BREAKING NEWS: Tiffany Fong’s Elbow Crushes Jimmy Kimmel’s Ratings—Disney is still acting retarded.
- Mike Honcho

- Sep 24
- 3 min read

LOS ANGELES, CA — In what media insiders are calling “the most humiliating defeat since NBC greenlit Lopez Tonight,” Tiffany Fong’s elbow has single-handedly or single-jointedly annihilated Jimmy Kimmel Live! in ratings, pulling 136,000 likes on X while Kimmel struggles to lure 126,000 half-asleep viewers (including, reportedly, his dentist).
The devastating upset occurred days before Kimmel’s suspension over his Charlie Kirk remarks, a controversy that somehow involved the FCC, Trump, and at least three celebrities who haven’t mattered since Blockbuster closed.
Meanwhile, Tiffany just posted an elbow. No monologue. No celebrity guest reading lines about “that time on set.” Just skin, bend, and glory.
Fong’s Elbow Crushes Jimmy Kimmel: Public Reactions to the Elbow’s Meteoric Rise
“It’s got more range than Jimmy’s entire writing staff,” said one X user, zooming in on the elbow crease like it was a Zapruder film.
“Kimmel’s show is a stale decaf latte. Disney hire Conan, force that guy to work till he dies, I heard he needs a friend. Dance Moneys, dance for the public!"
The elbow? Triple espresso. Straight to the funny bone,” wrote another.
“I’d rather watch two hours of live elbow on that pretty girl than five minutes of Jimmy fake-laughing at Matt Damon jokes,” confessed a barista who once accidentally turned on ABC after The Bachelor.
Disney’s clearly tone deaf and or terribly retarded.
Despite Tiffany’s elbow outperforming Kimmel’s primetime production, Disney announced Kimmel’s triumphant return. “We’ve had thoughtful conversations with Jimmy,” an ABC executive claimed, notably failing to add, “and we have definitely not seen the elbow.”

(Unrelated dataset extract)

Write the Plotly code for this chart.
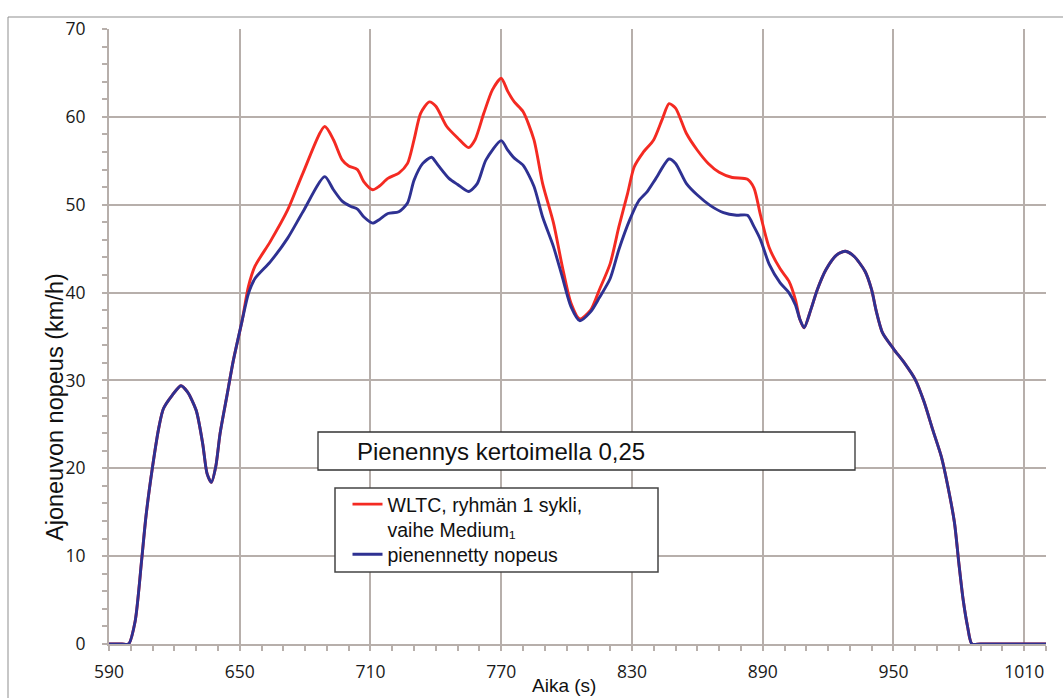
import plotly.graph_objects as go

# ---- data ----
t_start = [590, 596, 599, 602, 605, 607, 610, 613, 615, 619, 623, 626, 630, 633, 635, 637, 639, 641, 644, 647, 651]
v_start = [0, 0, 0, 2.6, 9.6, 14.6, 20.2, 24.8, 26.8, 28.3, 29.4, 28.7, 26.6, 22.8, 19.4, 18.4, 20.2, 24.0, 28.1, 32.2, 36.7]

t_red_mid = [654, 657, 664, 672, 679, 689, 693, 697, 700, 704, 707, 711, 714, 718, 723, 727, 730, 733, 737, 740,
             745, 750, 755, 758, 762, 766, 770, 773, 776, 780, 785, 789, 794, 798, 802, 806, 811, 815, 820, 824,
             828, 831, 835, 840, 844, 847, 850, 855, 860, 865, 870, 876, 883, 886, 889, 893, 898, 902, 905]
v_red_mid = [40.7, 43.0, 45.8, 49.4, 53.6, 58.9, 57.4, 55.1, 54.4, 54.0, 52.6, 51.7, 52.1, 53.0, 53.6, 54.7, 57.4, 60.4, 61.7, 61.2,
             58.9, 57.6, 56.5, 57.4, 60.4, 63.1, 64.4, 62.9, 61.7, 60.6, 57.4, 52.4, 47.9, 43.0, 38.8, 37.0, 38.0, 40.3, 43.3, 47.5,
             51.3, 54.3, 55.9, 57.4, 59.8, 61.5, 61.0, 58.1, 56.2, 54.7, 53.7, 53.1, 52.9, 51.9, 48.8, 45.1, 42.7, 41.3, 39.2]

t_blue_mid = [654, 657, 664, 672, 679, 689, 693, 697, 701, 704, 707, 711, 714, 718, 723, 727, 730, 734, 738, 741,
              746, 750, 755, 759, 763, 770, 773, 776, 780, 785, 789, 794, 798, 802, 806, 811, 815, 820, 824, 829,
              833, 837, 841, 847, 850, 855, 860, 866, 872, 878, 883, 886, 889, 893, 898, 902, 905]
v_blue_mid = [39.9, 41.6, 43.5, 46.2, 49.2, 53.2, 51.7, 50.4, 49.8, 49.5, 48.6, 47.9, 48.3, 49.0, 49.2, 50.2, 52.8, 54.7, 55.4, 54.5,
              53.0, 52.3, 51.5, 52.4, 55.1, 57.3, 56.2, 55.3, 54.5, 52.1, 48.6, 45.2, 41.8, 38.4, 36.8, 37.8, 39.4, 41.6, 44.9, 48.3,
              50.4, 51.5, 53.0, 55.2, 54.7, 52.4, 51.1, 49.9, 49.1, 48.8, 48.8, 47.5, 46.0, 43.2, 41.1, 40.0, 38.6]

t_end = [907, 909, 912, 915, 919, 924, 928, 932, 937, 940, 942, 945, 950, 955, 960, 964, 968, 972, 975, 978,
         980, 982, 984, 986, 990, 1020]
v_end = [37.0, 36.0, 38.0, 40.3, 42.6, 44.3, 44.7, 44.1, 42.4, 40.3, 38.0, 35.4, 33.6, 32.0, 30.1, 27.6, 24.4, 21.3, 17.9, 13.8,
         9.2, 5.0, 2.0, 0, 0, 0]

x_ticks = [590, 650, 710, 770, 830, 890, 950, 1010]
y_ticks = [0, 10, 20, 30, 40, 50, 60, 70]

series_names = ["WLTC, ryhmän 1 sykli,<br>vaihe Medium\u2081", "pienennetty nopeus"]
series_colors = ["#f42a22", "#2e3192"]
note_text = "Pienennys kertoimella 0,25"
x_title = "Aika (s)"
y_title = "Ajoneuvon nopeus (km/h)"

t_red = t_start + t_red_mid + t_end
v_red = v_start + v_red_mid + v_end
t_blue = t_start + t_blue_mid + t_end
v_blue = v_start + v_blue_mid + v_end

# ---- layout geometry (pixels) ----
W, H = 1063, 698
ML, MR, MT, MB = 109, 17, 29, 54
PW, PH = W - ML - MR, H - MT - MB


def px(x):
    return (x - ML) / PW


def py(y):
    return (H - MB - y) / PH


grid = "#b7afab"
txt = "#1a1a1a"
label_font = "Liberation Sans, Arial"

fig = go.Figure()
fig.add_trace(go.Scatter(x=t_red, y=v_red, mode="lines", name=series_names[0], legend="legend",
                         line=dict(color=series_colors[0], width=2.9, shape="spline", smoothing=0.7)))
fig.add_trace(go.Scatter(x=t_blue, y=v_blue, mode="lines", name=series_names[1], legend="legend2",
                         line=dict(color=series_colors[1], width=2.9, shape="spline", smoothing=0.7)))

axis_common = dict(showgrid=True, gridcolor=grid, gridwidth=2, showline=True, linecolor=grid, linewidth=2,
                   zeroline=False, ticks="outside", ticklen=5, tickwidth=1.5, tickcolor=grid,
                   tickfont=dict(family="Open Sans", size=17.5, color=txt))

legend_common = dict(xanchor="left", yanchor="top", bgcolor="rgba(0,0,0,0)", borderwidth=0, valign="top",
                     itemwidth=30, font=dict(family=label_font, size=19.5, color="#111111"))

fig.update_layout(
    width=W, height=H,
    margin=dict(l=ML, r=MR, t=MT, b=MB, autoexpand=False),
    paper_bgcolor="white", plot_bgcolor="white",
    showlegend=True,
    xaxis=dict(range=[590, 1020], tickmode="array", tickvals=x_ticks, ticklabelstandoff=6,
               minor=dict(dtick=10, tick0=590, ticks="outside", ticklen=5, tickcolor=grid, tickwidth=1.5, showgrid=False),
               **axis_common),
    yaxis=dict(range=[0, 70], tickmode="array", tickvals=y_ticks, ticklabelstandoff=13,
               minor=dict(dtick=2, tick0=0, ticks="outside", ticklen=5, tickcolor=grid, tickwidth=1.5, showgrid=False),
               **axis_common),
    xaxis2=dict(overlaying="x", matches="x", anchor="y", side="bottom", range=[590, 1020],
                showgrid=False, showline=False, zeroline=False, showticklabels=False,
                ticks="inside", ticklen=5, tickwidth=1.5, tickcolor=grid, tickmode="array", tickvals=x_ticks,
                minor=dict(dtick=10, tick0=590, ticks="inside", ticklen=5, tickcolor=grid, tickwidth=1.5)),
    yaxis2=dict(overlaying="y", matches="y", anchor="x", side="left", range=[0, 70],
                showgrid=False, showline=False, zeroline=False, showticklabels=False,
                ticks="inside", ticklen=5, tickwidth=1.5, tickcolor=grid, tickmode="array", tickvals=y_ticks,
                minor=dict(dtick=2, tick0=0, ticks="inside", ticklen=5, tickcolor=grid, tickwidth=1.5)),
    legend=dict(x=px(347.5), y=py(485), **legend_common),
    legend2=dict(x=px(347.5), y=py(535), **legend_common),
    shapes=[
        # outer chart-area frame
        dict(type="rect", xref="paper", yref="paper", x0=px(8), x1=px(1075), y0=py(710), y1=py(17),
             line=dict(color="#8f8f8f", width=1), fillcolor="rgba(0,0,0,0)", layer="below"),
        # text box
        dict(type="rect", xref="paper", yref="paper", x0=px(318), x1=px(855), y0=py(470), y1=py(432),
             line=dict(color="#333333", width=1.3), fillcolor="white", layer="above"),
        # legend box
        dict(type="rect", xref="paper", yref="paper", x0=px(335), x1=px(658), y0=py(572), y1=py(488),
             line=dict(color="#444444", width=1.5), fillcolor="white", layer="above"),
    ],
    annotations=[
        dict(text=note_text, xref="paper", yref="paper", x=px(355), y=py(451), xanchor="left", yanchor="middle",
             showarrow=False, font=dict(family=label_font, size=24, color="#111111")),
        dict(text=y_title, xref="paper", yref="paper", x=px(55), y=py(407), xanchor="center", yanchor="middle",
             textangle=-90, showarrow=False, font=dict(family=label_font, size=23.5, color="#111111")),
        dict(text=x_title, xref="paper", yref="paper", x=px(564), y=py(685), xanchor="center", yanchor="middle",
             showarrow=False, font=dict(family=label_font, size=19, color="#111111")),
    ],
)

fig.write_html("out.html", config={"displayModeBar": False},
               post_script="document.body.style.margin='0px';")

Leaked internal memos suggest panic: “What if the elbow starts a podcast?”
“Do we cancel Dancing With the Stars and greenlight Dancing With Elbows?”
It is clear that Disney is continued their tenure of being absolutely tone deaf and or terribly retarded.
Celebs Weigh In
Elon Musk commented, “Her elbow is hotter than Kimmel. Plus Zero emissions. 10x more efficient than Kimmel. We might name a boring tunnel after Fong's Elbow. Just to really troll Kimmel harder.”
We were also able to get President Donald Trump via Truth Social to weigh in:
“Sad! LOSER Kimmel destroyed by a crypto girl’s elbow. The elbow loves me. Jimmy does not. Elbow is greater than ABC.”
Fong’s Elbow Crushes Jimmy Kimmel: While Jimmy Kimmel’s ratings wheeze like a grandparent running a 5K, Tiffany’s elbow is a viral juggernaut bending the very fabric of late-night TV. The insider reportedly spent lunch trembling over the idea that a single joint could make decades of late-night jokes look like amateur hour at a daycare talent show.
Children are apparently also trying to bully Kimmel online. Twelve-year-old Bethany Anne reportedly commented: “If Jimmy Kimmel was my age, I guarantee we’d make him cry every day, kill yourself.”
"Jimmy Kimmel is a lying little b*tch. He probably works for satan," said Timmy Nedson, 7 years old.
The sentiment is widespread. Elementary schools everywhere now rank the elbow higher than Jimmy Kimmel in lunchroom coolness charts. Even the class hamster is rumored to prefer watching Tiffany’s elbow over anything on ABC.
And the merch? Forget it. T-shirts read “Bend It Like Fong” and “Joint Custody > Jimmy Kimmel.” Parents are buying elbow pajamas for toddlers. Baristas are accidentally making “Elbow Lattes” and posting TikToks. Meanwhile, Kimmel is wandering around ABC like a man lost in a corn maze, script in hand, tears in eyes, trying to understand why a attractive woman's elbow is funnier than his entire career.
The elbow isn’t just funny it’s a cultural dominator. Jimmy Kimmel might be able to host a monologue, but the elbow? It flexes, it mesmerizes, it humiliates him without ever saying a word.
And honestly, it’s winning.
The Hot Take That Binds Us
Here’s the truth: Jimmy’s suspension saga was noisy, but Tiffany Fongs elbow was silent and the silence won the people. In a collapsing late-night landscape, America has chosen the raw hinge of authenticity over the canned chuckle of network television.
So go ahead, Disney, parade Jimmy back out there like a monkey humping a door nob. But when the nation tunes out and scrolls back to Tiffany’s joint, don’t say we didn’t warn you: the revolution will not be monologued. It will be elbowed.